If you've got your B2D compressed, then how you get that data to tape determines if it's going to be zero compressibility, or whatever the underlying files naturally are.  Compression is all about finding patterns in your data and replacing those recurring patterns with tokens, in a process that can be 100% reversed when the data is decompressed.  But if the compression is effective, it's removed all the patterns, so that the second time you try to compress, there will be very little or no patterns left to find, and your compression will be close to zero (I've even seen it negative -- the file gets bigger with the second compression -- due to the overhead of the compression metadata).
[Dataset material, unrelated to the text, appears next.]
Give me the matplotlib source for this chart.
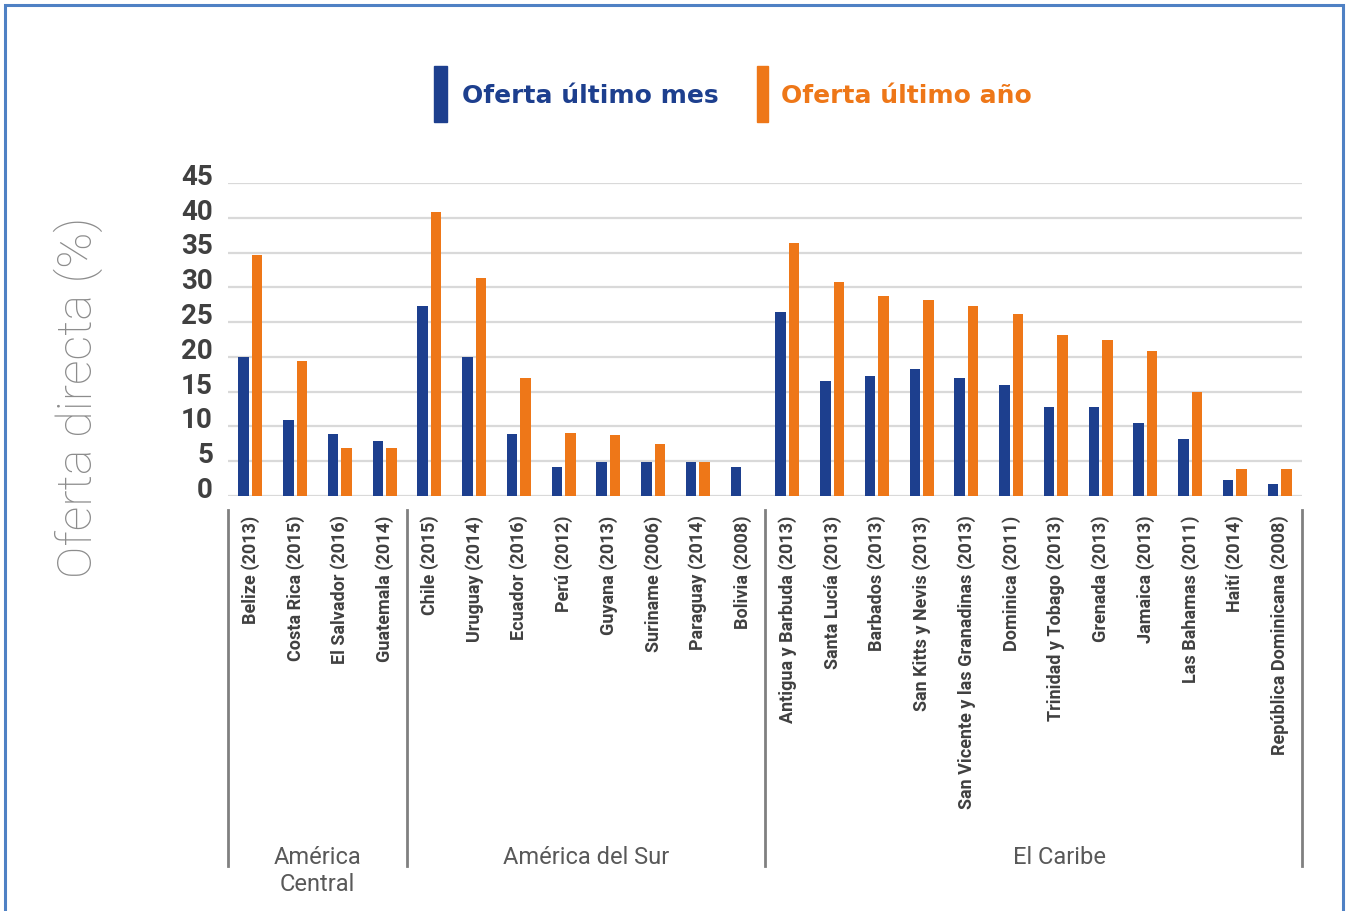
import matplotlib.pyplot as plt
import numpy as np
from matplotlib.patches import Rectangle
from matplotlib.transforms import blended_transform_factory

countries = [
    "Belize (2013)", "Costa Rica (2015)", "El Salvador (2016)", "Guatemala (2014)",
    "Chile (2015)", "Uruguay (2014)", "Ecuador (2016)", "Perú (2012)", "Guyana (2013)",
    "Suriname (2006)", "Paraguay (2014)", "Bolivia (2008)",
    "Antigua y Barbuda (2013)", "Santa Lucía (2013)", "Barbados (2013)",
    "San Kitts y Nevis (2013)", "San Vicente y las Granadinas (2013)", "Dominica (2011)",
    "Trinidad y Tobago (2013)", "Grenada (2013)", "Jamaica (2013)", "Las Bahamas (2011)",
    "Haití (2014)", "República Dominicana (2008)",
]
oferta_mes = [20.0, 10.9, 8.9, 7.9,
              27.3, 20.0, 8.9, 4.1, 4.9, 4.9, 4.9, 4.1,
              26.4, 16.5, 17.3, 18.2, 17.0, 15.9, 12.8, 12.8, 10.5, 8.2, 2.3, 1.7]
oferta_anio = [34.6, 19.4, 6.9, 6.9,
               40.8, 31.3, 17.0, 9.0, 8.7, 7.5, 4.9, 0.0,
               36.4, 30.8, 28.7, 28.2, 27.3, 26.2, 23.1, 22.4, 20.8, 15.0, 3.9, 3.9]
regions = ["América\nCentral", "América del Sur", "El Caribe"]
region_sizes = [4, 8, 12]
yticks = [0, 5, 10, 15, 20, 25, 30, 35, 40, 45]

blue = "#1d3f8e"
orange = "#ee7718"

W, H = 1347, 911
fig = plt.figure(figsize=(W / 100, H / 100), dpi=100)
ax = fig.add_axes([228 / W, 1 - 496 / H, (1302 - 228) / W, (496 - 183) / H])

x = np.arange(len(countries))
ax.bar(x - 0.15, oferta_mes, width=0.235, color=blue, zorder=3)
ax.bar(x + 0.15, oferta_anio, width=0.235, color=orange, zorder=3)

ax.set_xlim(-0.5, len(countries) - 0.5)
ax.set_ylim(0, 45)
ax.set_yticks(yticks)
ax.set_yticklabels([])
ax.tick_params(axis="y", length=0)
ax.grid(axis="y", color="#d9d9d9", linewidth=1.6, zorder=0)
for s in ax.spines.values():
    s.set_visible(False)

# y tick labels drawn by hand, slightly above the gridlines
ytrans = blended_transform_factory(ax.transAxes, ax.transData)
for v in yticks:
    ax.text(-15 / (1302 - 228), v + 0.8, str(v), transform=ytrans, ha="right", va="center",
            fontsize=20, fontweight="bold", color="#404040", family="Roboto")

ax.set_xticks(x)
ax.set_xticklabels(countries, rotation=90, fontsize=13, fontweight="bold",
                   color="#404040", family="Roboto")
ax.tick_params(axis="x", length=0, pad=14)

fig.text(78 / W, 1 - 397 / H, "Oferta directa (%)", rotation=90, ha="center", va="center",
         fontsize=35, color="#8c8c8c", family="Roboto", fontweight="light")

# region separators and labels
xtrans = blended_transform_factory(ax.transData, ax.transAxes)
ax_h = 496 - 183
bounds = np.concatenate([[0], np.cumsum(region_sizes)]) - 0.5
for b in bounds:
    ax.plot([b, b], [-(510 - 496) / ax_h, -(866 - 496) / ax_h], color="#808080",
            linewidth=2, transform=xtrans, clip_on=False)
label_x = [(bounds[0] + bounds[1]) / 2, (bounds[1] + bounds[2]) / 2, 18.07]
for lx, name in zip(label_x, regions):
    ax.text(lx, -(846 - 496) / ax_h, name, transform=xtrans, ha="center", va="top",
            fontsize=17, color="#595959", family="Roboto", linespacing=1.2)

# legend
fig.patches.append(Rectangle((434 / W, 1 - 122 / H), 13 / W, 56 / H, color=blue,
                             transform=fig.transFigure))
fig.text(462 / W, 1 - 96 / H, "Oferta último mes", color=blue, fontsize=18,
         fontweight="bold", family="DejaVu Sans", va="center")
fig.patches.append(Rectangle((757 / W, 1 - 122 / H), 11 / W, 56 / H, color=orange,
                             transform=fig.transFigure))
fig.text(781 / W, 1 - 96 / H, "Oferta último año", color=orange, fontsize=18,
         fontweight="bold", family="DejaVu Sans", va="center")

# frame around the figure
fig.patches.append(Rectangle((5 / W, -0.02), (1343 - 5) / W, 1.02 - 5 / H, fill=False,
                             edgecolor="#4f81c4", linewidth=2.2, transform=fig.transFigure))

fig.savefig("out.png", dpi=100)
So -- if you backup your compressed B2D *as files* to tape, you'll see no further compression on tape.  (This has another Really Bad Side Effect, which is you have to restore from tape to get the B2D files, then you have to restore from the B2D store -- restores take at least twice as long as they would direct from tape).

If you do a "copy to tape", where the backup application knows it's essentially creating a copy of a previous backup job to different media, then the data will be decompressed on the server (again, look for a spike in CPU use), and then compressed by the HW of the tape drive (no server CPU cost).

If you have the space on your server, I'd suggest doing a backup-to-disk uncompressed, followed by a copy-to-tape, with HW compression enabled on the tape drive.   Some files will compress, some won't (as Leeto says, above); customers tell me that the average compression they see is 1.3:1.

You as a user have no control of how compressible your files are -- other than knowing that compressing them before they get to tape will give you zero compression.

One other thing; I note that some of your tapes are showing 390GB; if those are really LTO-4 tapes, check to make sure you've used the correct barcode labels, which should end in L4, not L3.